Throughout its long history, the church has had a mixed record in communicating its message in the language of the people. For centuries, Catholics used Latin as the language of liturgy, theology and education, helping to create a special caste of priests and educated people who acquired privilege and rank through their mastery of a particular language. This created an exclusive class who monopolised the church and education and through that people gained power and authority which had little to do with the way of Jesus. One of the great achievements of the Protestant Reformation was in using the languages of the people in translating the Bible. This was extended through the missionary movement as they took seriously the learning of native languages and laboriously developed grammars and dictionaries so they could translate the Bible in the language of the people.

A challenge in our day is how far are we willing to go beyond our own tribal identity and, extending the Pentecostal image, undermine the towers of Babel that cause confusion and separate us from one another.
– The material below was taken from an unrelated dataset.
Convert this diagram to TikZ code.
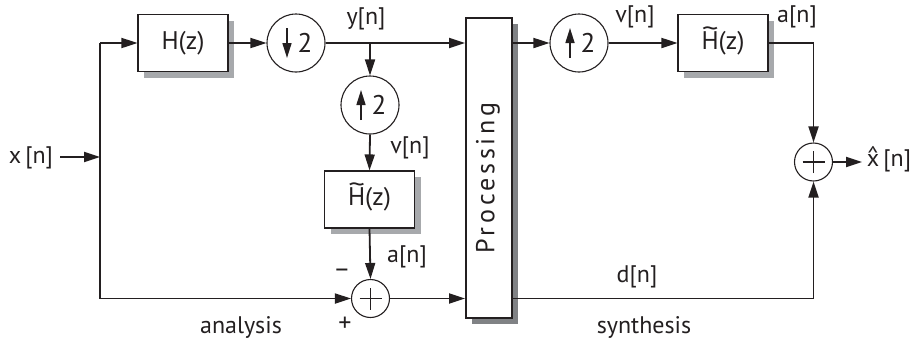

Our own country has a rather dismal record in cultivating a multi-lingual society. Language learning helps us enter into the worlds of other people. Te reo Maori in particular, has a unique position in our country as the language of this land. The programme on Maori language and culture, beginning here at St Luke’s this week, is a great opportunity to enter into the world of tangata whenua through their language.

The Pentecost experience in Acts is about the first followers of Jesus being filled with the Holy Spirit. This is represented through the rushing wind in the house and divided tongues appearing above those gathered together. (I think we would be in trouble with health and safety if we had experiences like this at St Lukes!) There are echoes here of Moses standing before the burning bush and meeting God who declares, “I Am Who I Am”. This theophany was symbolised in Presbyterian churches on the pulpit fall accompanied by the St Andrew’s Cross, and the only Latin that I knew as a small boy, Nec Tamen Consumebatur, “Yet it was not consumed”! The burning bush was emblematic of the church, the people of God, which suffers in every age but whose truth cannot be extinguished.

The night before Martin Luther King was assassinated. King he referred in an address to the Fire Chief of Birmingham, Alabama, Bull Connor, who tried to disrupt the Civil Rights marchers by turning the fire hoses on them:

And as I said to you the other night, Bull Connor didn’t know history. He knew a kind of physics that somehow didn’t relate to the transphysics that we knew about. And that was the fact that there was a certain kind of fire [inside us] that no water could put out.

The question remains, what is our Pentecostal truth; what is the way of Jesus for us here at St Luke’s in our day, in our context? The words of Micah sum up for me why we are here: – to do justice, to love mercy, and to walk humbly (with each other) and with our God.